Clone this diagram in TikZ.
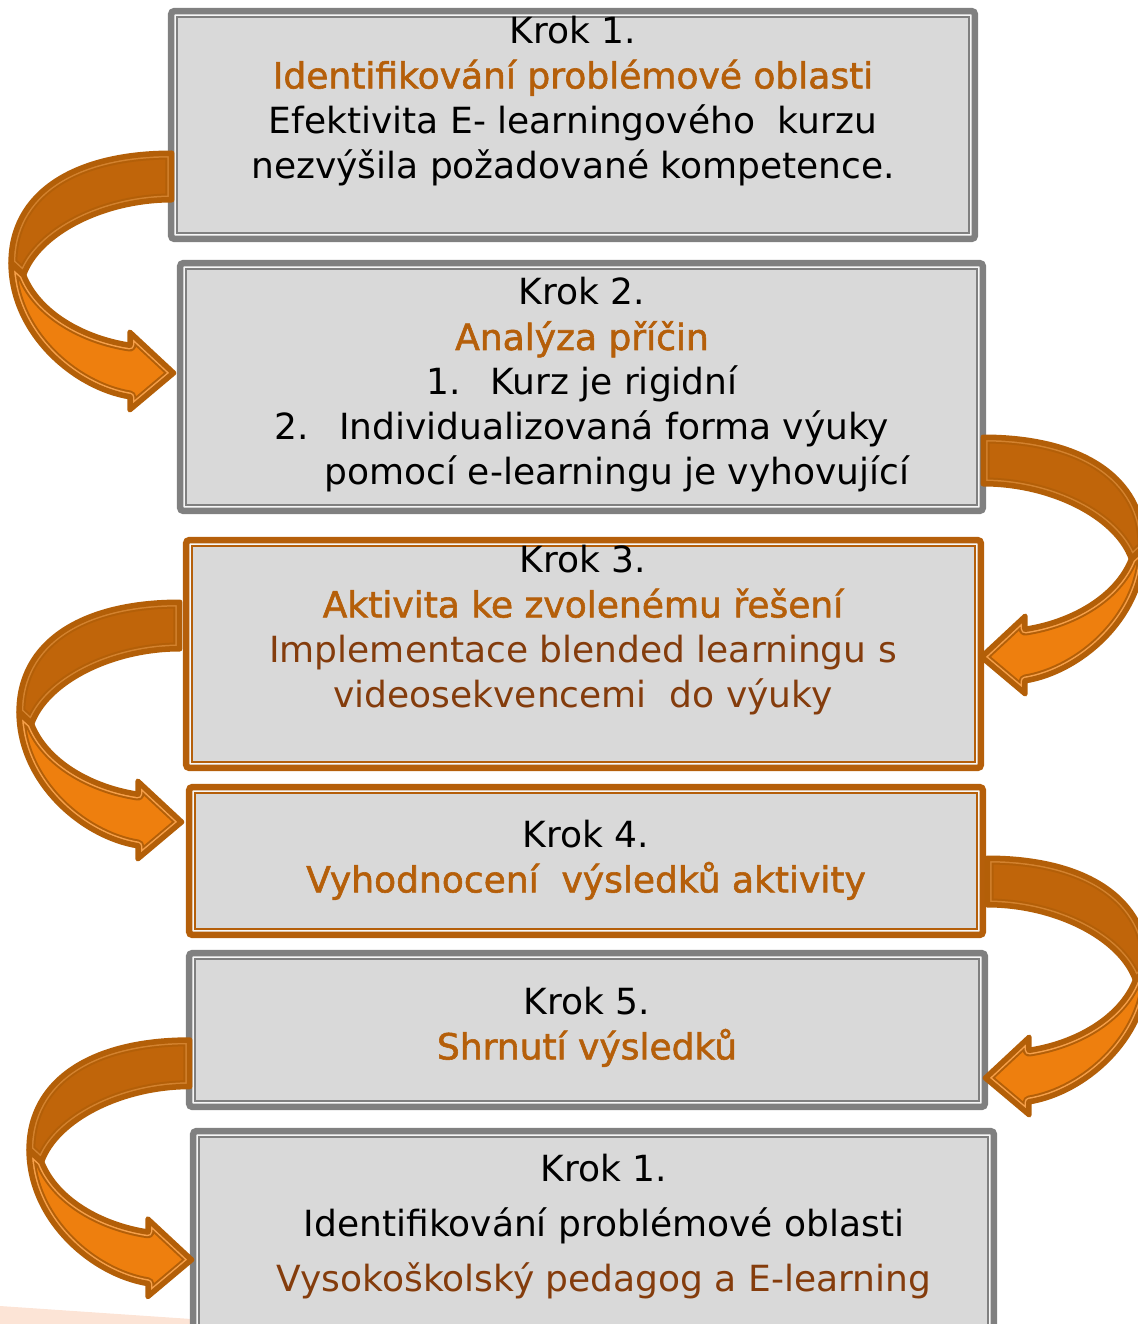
\documentclass[tikz,border=0pt]{standalone}
\usepackage{fontspec}
\setmainfont{DejaVu Sans}
\newfontfamily\nadpisfont[FakeBold=1.6]{DejaVu Sans}
\usetikzlibrary{calc}
\definecolor{boxseda}{HTML}{808080}
\definecolor{boxvypln}{HTML}{D9D9D9}
\definecolor{oranzova}{HTML}{B55F0A}
\definecolor{hneda}{HTML}{843C0C}
\definecolor{sipkatmava}{HTML}{C0650A}
\definecolor{sipkasvetla}{HTML}{EE7F0E}
\definecolor{sipkaokraj}{HTML}{B35F08}
\definecolor{linkatmava}{HTML}{D3822E}
\definecolor{linkasvetla}{HTML}{F6A04A}
\definecolor{pozadi}{HTML}{FCE4D6}
\newcommand{\nadpis}[1]{{\nadpisfont\color{oranzova}#1}}
% upper and lower band of the curved arrow, tip at (0,0)
\def\hornipas{(-2,-220) .. controls (-100,-220) and (-163,-180) .. (-163,-110)
  -- (-150,-98) .. controls (-135,-140) and (-70,-173) .. (-2,-173) -- cycle}
\def\dolnipas{(-163,-110) .. controls (-163,-40) and (-100,15) .. (-44,24)
  -- (-44,37) -- (0,0) -- (-44,-41) -- (-44,-28)
  .. controls (-90,-35) and (-135,-60) .. (-150,-98) -- cycle}
\tikzset{
  krok/.style={draw=#1, fill=boxvypln, line width=0.13cm, rounded corners=2pt, inner sep=0pt,
    path picture={
      \draw[white!80!boxvypln, line width=0.04cm, sharp corners]
        ([shift={(0.085cm,-0.085cm)}]path picture bounding box.north west) rectangle
        ([shift={(-0.085cm,0.085cm)}]path picture bounding box.south east);
      \draw[#1, line width=0.04cm, sharp corners]
        ([shift={(0.125cm,-0.125cm)}]path picture bounding box.north west) rectangle
        ([shift={(-0.125cm,0.125cm)}]path picture bounding box.south east);
    }},
  krok/.default=boxseda,
  textkrok/.style={align=center, font=\fontsize{20.5}{25.6}\selectfont},
  okraj/.style={line join=round, draw=sipkaokraj},
  sipka/.pic={
    \begin{scope}
      \clip \hornipas;
      \fill[sipkatmava] \hornipas;
      \draw[okraj, line width=0.26cm] \hornipas;
      \draw[okraj, draw=linkatmava, line width=0.18cm] \hornipas;
      \draw[okraj, line width=0.12cm] \hornipas;
    \end{scope}
    \draw[okraj, line width=0.1cm] \hornipas;
    \begin{scope}
      \clip \dolnipas;
      \fill[sipkasvetla] \dolnipas;
      \draw[okraj, line width=0.26cm] \dolnipas;
      \draw[okraj, draw=linkasvetla, line width=0.18cm] \dolnipas;
      \draw[okraj, line width=0.12cm] \dolnipas;
    \end{scope}
    \draw[okraj, line width=0.1cm] \dolnipas;
  }
}

\begin{document}
\begin{tikzpicture}[x=0.02cm, y=-0.02cm]
\useasboundingbox (0,0) rectangle (1138,1324);
\clip (0,0) rectangle (1138,1324);

\fill[pozadi] (0,1306) -- (265,1324) -- (0,1324) -- cycle;

%boxes
\node[krok, minimum width=16.08cm, minimum height=4.56cm] (b1) at (573,125) {};
\node[krok, minimum width=16.06cm, minimum height=4.96cm] (b2) at (581.5,387) {};
\node[krok=oranzova, minimum width=15.9cm, minimum height=4.56cm] (b3) at (583.5,654) {};
\node[krok=oranzova, minimum width=15.88cm, minimum height=2.96cm] (b4) at (586,861) {};
\node[krok, minimum width=15.92cm, minimum height=3.08cm] (b5) at (587,1030) {};
\node[krok, minimum width=16.02cm, minimum height=4.08cm] (b6) at (593.5,1233) {};

%texts
\node[textkrok] (t1) at (573,101) {Krok 1.\\
  \nadpis{Identifikování problémové oblasti}\\
  Efektivita E- learningového\ \ kurzu\\
  nezvýšila požadované kompetence.};
\node[textkrok] (t2) at (582,385) {Krok 2.\\
  \nadpis{Analýza příčin}\\
  1.\hspace{0.6cm}Kurz je rigidní\\
  2.\hspace{0.6cm}Individualizovaná forma výuky\\
  \hspace*{1.4cm}pomocí e-learningu je vyhovující};
\node[textkrok] (t3) at (583,630) {Krok 3.\\
  \nadpis{Aktivita ke zvolenému řešení}\\
  \textcolor{hneda}{Implementace blended learningu s}\\
  \textcolor{hneda}{videosekvencemi\ \ do výuky}};
\node[textkrok] (t4) at (586,860) {Krok 4.\\
  \nadpis{Vyhodnocení\ \ výsledků aktivity}};
\node[textkrok] (t5) at (587,1027) {Krok 5.\\
  \nadpis{Shrnutí výsledků}};
\node[textkrok, font=\fontsize{20.5}{31.3}\selectfont] (t6) at (604,1226.5) {Krok 1.\\
  Identifikování problémové oblasti\\
  \textcolor{hneda}{Vysokoškolský pedagog a E-learning}};

%arrows
\pic at ($(b2.west)+(-3,-14)$) {sipka};
\pic[xscale=-1] at ($(b3.east)+(-3,3)$) {sipka};
\pic at ($(b4.west)+(-4,-39)$) {sipka};
\pic[xscale=-1] at ($(b5.east)+(-3,48)$) {sipka};
\pic at ($(b6.north west)+(2,132)$) {sipka};

\end{tikzpicture}
\end{document}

........

Each line of the material must be retyped exactly, except that images are omitted.

# [Output of the task]
Clone this diagram in TikZ.
\documentclass[tikz,border=0pt]{standalone}
\usepackage{fontspec}
\setmainfont{DejaVu Sans}
\newfontfamily\nadpisfont[FakeBold=1.6]{DejaVu Sans}
\usetikzlibrary{calc}
\definecolor{boxseda}{HTML}{808080}
\definecolor{boxvypln}{HTML}{D9D9D9}
\definecolor{oranzova}{HTML}{B55F0A}
\definecolor{hneda}{HTML}{843C0C}
\definecolor{sipkatmava}{HTML}{C0650A}
\definecolor{sipkasvetla}{HTML}{EE7F0E}
\definecolor{sipkaokraj}{HTML}{B35F08}
\definecolor{linkatmava}{HTML}{D3822E}
\definecolor{linkasvetla}{HTML}{F6A04A}
\definecolor{pozadi}{HTML}{FCE4D6}
\newcommand{\nadpis}[1]{{\nadpisfont\color{oranzova}#1}}
% upper and lower band of the curved arrow, tip at (0,0)
\def\hornipas{(-2,-220) .. controls (-100,-220) and (-163,-180) .. (-163,-110)
  -- (-150,-98) .. controls (-135,-140) and (-70,-173) .. (-2,-173) -- cycle}
\def\dolnipas{(-163,-110) .. controls (-163,-40) and (-100,15) .. (-44,24)
  -- (-44,37) -- (0,0) -- (-44,-41) -- (-44,-28)
  .. controls (-90,-35) and (-135,-60) .. (-150,-98) -- cycle}
\tikzset{
  krok/.style={draw=#1, fill=boxvypln, line width=0.13cm, rounded corners=2pt, inner sep=0pt,
    path picture={
      \draw[white!80!boxvypln, line width=0.04cm, sharp corners]
        ([shift={(0.085cm,-0.085cm)}]path picture bounding box.north west) rectangle
        ([shift={(-0.085cm,0.085cm)}]path picture bounding box.south east);
      \draw[#1, line width=0.04cm, sharp corners]
        ([shift={(0.125cm,-0.125cm)}]path picture bounding box.north west) rectangle
        ([shift={(-0.125cm,0.125cm)}]path picture bounding box.south east);
    }},
  krok/.default=boxseda,
  textkrok/.style={align=center, font=\fontsize{20.5}{25.6}\selectfont},
  okraj/.style={line join=round, draw=sipkaokraj},
  sipka/.pic={
    \begin{scope}
      \clip \hornipas;
      \fill[sipkatmava] \hornipas;
      \draw[okraj, line width=0.26cm] \hornipas;
      \draw[okraj, draw=linkatmava, line width=0.18cm] \hornipas;
      \draw[okraj, line width=0.12cm] \hornipas;
    \end{scope}
    \draw[okraj, line width=0.1cm] \hornipas;
    \begin{scope}
      \clip \dolnipas;
      \fill[sipkasvetla] \dolnipas;
      \draw[okraj, line width=0.26cm] \dolnipas;
      \draw[okraj, draw=linkasvetla, line width=0.18cm] \dolnipas;
      \draw[okraj, line width=0.12cm] \dolnipas;
    \end{scope}
    \draw[okraj, line width=0.1cm] \dolnipas;
  }
}

\begin{document}
\begin{tikzpicture}[x=0.02cm, y=-0.02cm]
\useasboundingbox (0,0) rectangle (1138,1324);
\clip (0,0) rectangle (1138,1324);

\fill[pozadi] (0,1306) -- (265,1324) -- (0,1324) -- cycle;

%boxes
\node[krok, minimum width=16.08cm, minimum height=4.56cm] (b1) at (573,125) {};
\node[krok, minimum width=16.06cm, minimum height=4.96cm] (b2) at (581.5,387) {};
\node[krok=oranzova, minimum width=15.9cm, minimum height=4.56cm] (b3) at (583.5,654) {};
\node[krok=oranzova, minimum width=15.88cm, minimum height=2.96cm] (b4) at (586,861) {};
\node[krok, minimum width=15.92cm, minimum height=3.08cm] (b5) at (587,1030) {};
\node[krok, minimum width=16.02cm, minimum height=4.08cm] (b6) at (593.5,1233) {};

%texts
\node[textkrok] (t1) at (573,101) {Krok 1.\\
  \nadpis{Identifikování problémové oblasti}\\
  Efektivita E- learningového\ \ kurzu\\
  nezvýšila požadované kompetence.};
\node[textkrok] (t2) at (582,385) {Krok 2.\\
  \nadpis{Analýza příčin}\\
  1.\hspace{0.6cm}Kurz je rigidní\\
  2.\hspace{0.6cm}Individualizovaná forma výuky\\
  \hspace*{1.4cm}pomocí e-learningu je vyhovující};
\node[textkrok] (t3) at (583,630) {Krok 3.\\
  \nadpis{Aktivita ke zvolenému řešení}\\
  \textcolor{hneda}{Implementace blended learningu s}\\
  \textcolor{hneda}{videosekvencemi\ \ do výuky}};
\node[textkrok] (t4) at (586,860) {Krok 4.\\
  \nadpis{Vyhodnocení\ \ výsledků aktivity}};
\node[textkrok] (t5) at (587,1027) {Krok 5.\\
  \nadpis{Shrnutí výsledků}};
\node[textkrok, font=\fontsize{20.5}{31.3}\selectfont] (t6) at (604,1226.5) {Krok 1.\\
  Identifikování problémové oblasti\\
  \textcolor{hneda}{Vysokoškolský pedagog a E-learning}};

%arrows
\pic at ($(b2.west)+(-3,-14)$) {sipka};
\pic[xscale=-1] at ($(b3.east)+(-3,3)$) {sipka};
\pic at ($(b4.west)+(-4,-39)$) {sipka};
\pic[xscale=-1] at ($(b5.east)+(-3,48)$) {sipka};
\pic at ($(b6.north west)+(2,132)$) {sipka};

\end{tikzpicture}
\end{document}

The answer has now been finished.